TIME USE AS A SOCIAL INDICATOR
Although each person has 24 hours in a day, the demands on time vary greatly from person to person. While personal choices contribute to differences in time use, life-cycle stage, family commitments, sex and other socio-economic characteristics have determining effects. Time use could be a useful indicator of well-being, having implications for income, health, equality of access to opportunities, and personal fulfilment. Comparisons can be made between various sub-groups, between a sub-group and the population as a whole, and between Australia and other countries. As this is the third national time use survey, comparisons can also be made over time.

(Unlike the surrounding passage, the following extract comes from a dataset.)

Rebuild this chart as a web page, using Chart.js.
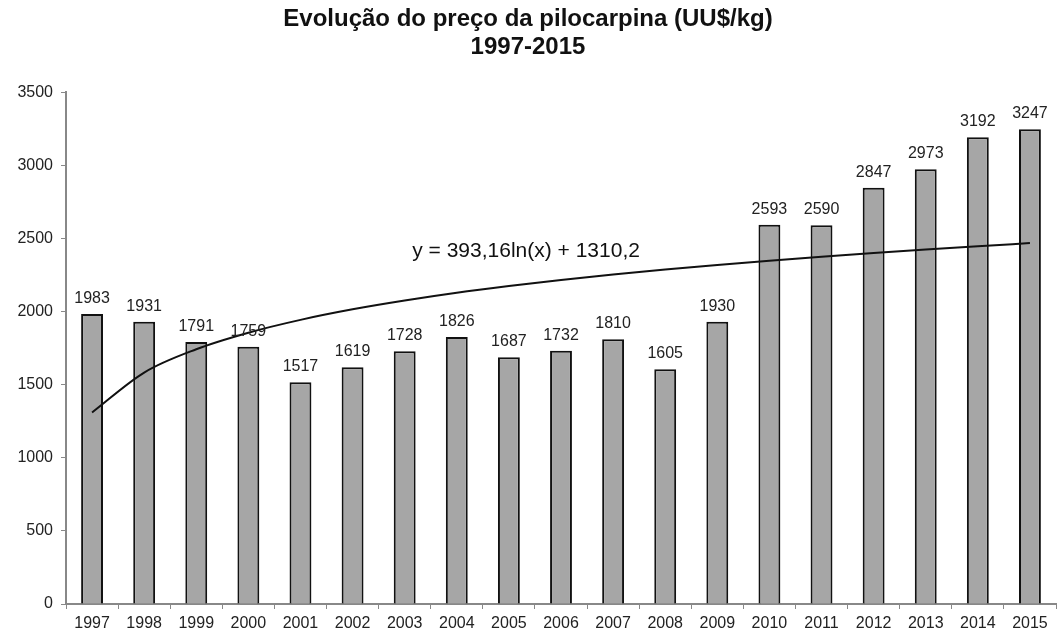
<!DOCTYPE html>
<html><head><meta charset="utf-8">
<script src="https://cdn.jsdelivr.net/npm/chart.js@4.4.0/dist/chart.umd.min.js"></script>
<style>html,body{margin:0;padding:0;background:#fff}#wrap{width:1058px;height:635px}</style>
</head><body><div id="wrap"><canvas id="c" width="1058" height="635"></canvas></div>
<script>
const categories = ['1997','1998','1999','2000','2001','2002','2003','2004','2005','2006','2007','2008','2009','2010','2011','2012','2013','2014','2015'];
const prices = [1983,1931,1791,1759,1517,1619,1728,1826,1687,1732,1810,1605,1930,2593,2590,2847,2973,3192,3247];
const trendValues = [1310,1583,1742,1855,1943,2015,2075,2128,2174,2216,2253,2287,2319,2348,2375,2400,2424,2447,2468];
const yTicks = [0,500,1000,1500,2000,2500,3000,3500];
const titleLines = ['Evolução do preço da pilocarpina (UU$/kg)','1997-2015'];
const equationText = 'y = 393,16ln(x) + 1310,2';

const FONT = '"Liberation Sans", Arial, sans-serif';

const labelPlugin = {
  id:'labels',
  afterDatasetsDraw(chart){
    const ctx = chart.ctx;
    const meta = chart.getDatasetMeta(1);
    ctx.save();
    ctx.font = '16px ' + FONT;
    ctx.fillStyle = '#222';
    ctx.textAlign = 'center';
    ctx.textBaseline = 'alphabetic';
    meta.data.forEach((bar,i)=>{
      ctx.fillText(String(prices[i]), bar.x, bar.y - 11);
    });
    const xs = chart.scales.x, ys = chart.scales.y;
    ctx.font = '21px ' + FONT;
    ctx.fillStyle = '#111';
    ctx.textBaseline = 'middle';
    ctx.fillText(equationText, xs.getPixelForValue(8.33), ys.getPixelForValue(2415));
    ctx.restore();
  }
};

new Chart(document.getElementById('c'), {
  data:{
    labels: categories,
    datasets:[
      {type:'line', data: trendValues, borderColor:'#111', borderWidth:2, pointRadius:0, fill:false, order:0, cubicInterpolationMode:'monotone'},
      {type:'bar', data: prices, backgroundColor:'#a6a6a6', borderColor:'#111', borderWidth:2, categoryPercentage:1, barPercentage:0.42, order:1}
    ]
  },
  options:{
    responsive:false, animation:false,
    layout:{padding:{left:0,right:2,top:0,bottom:0}},
    plugins:{
      legend:{display:false}, tooltip:{enabled:false},
      title:{display:true, text:titleLines, color:'#111', font:{family:FONT, size:24, weight:'bold', lineHeight:1.15}, padding:{top:6,bottom:31}}
    },
    scales:{
      x:{
        offset:true,
        afterFit(s){ s.height = 31; },
        grid:{display:true, drawOnChartArea:false, drawTicks:true, tickLength:5, color:'#888', offset:true},
        border:{display:true, color:'#888', width:2},
        ticks:{color:'#222', font:{family:FONT, size:16}, padding:5, maxRotation:0, autoSkip:false}
      },
      y:{
        min:0, max:3500,
        afterBuildTicks(s){ s.ticks = yTicks.map(v=>({value:v})); },
        afterFit(s){ s.width = 66; },
        grid:{display:true, drawOnChartArea:false, drawTicks:true, tickLength:5, color:'#888'},
        border:{display:true, color:'#888', width:2},
        ticks:{color:'#222', font:{family:FONT, size:16}, padding:8, callback:(v)=>String(v)}
      }
    }
  },
  plugins:[labelPlugin]
});
</script></body></html>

Having too much to do, or too little to do, can both be seen as conditions of disadvantage, affecting income, health and morale. Persons living alone, for instance, who report no social contact and considerable stretches of time doing 'nothing' may not see themselves as fortunate. An unemployed person may prefer income-producing work to free time. However, having too much to do in some areas can interfere with adequate access to other uses of time. Someone who is caring for an elderly parent with a disability, for instance, may not have enough unencumbered time for income earning activities, with implications for that person's financial security in the future. Another person who works for income and also carries the main responsibility for parenting and housework may not have adequate leisure or rest time to maintain good health. The 2006 Time Use Survey explores the concept of 'time stress'. Questions in the diary record people's perception of how often they have too much or too little time and the reasons for this as well as their satisfaction with the way they spend their time.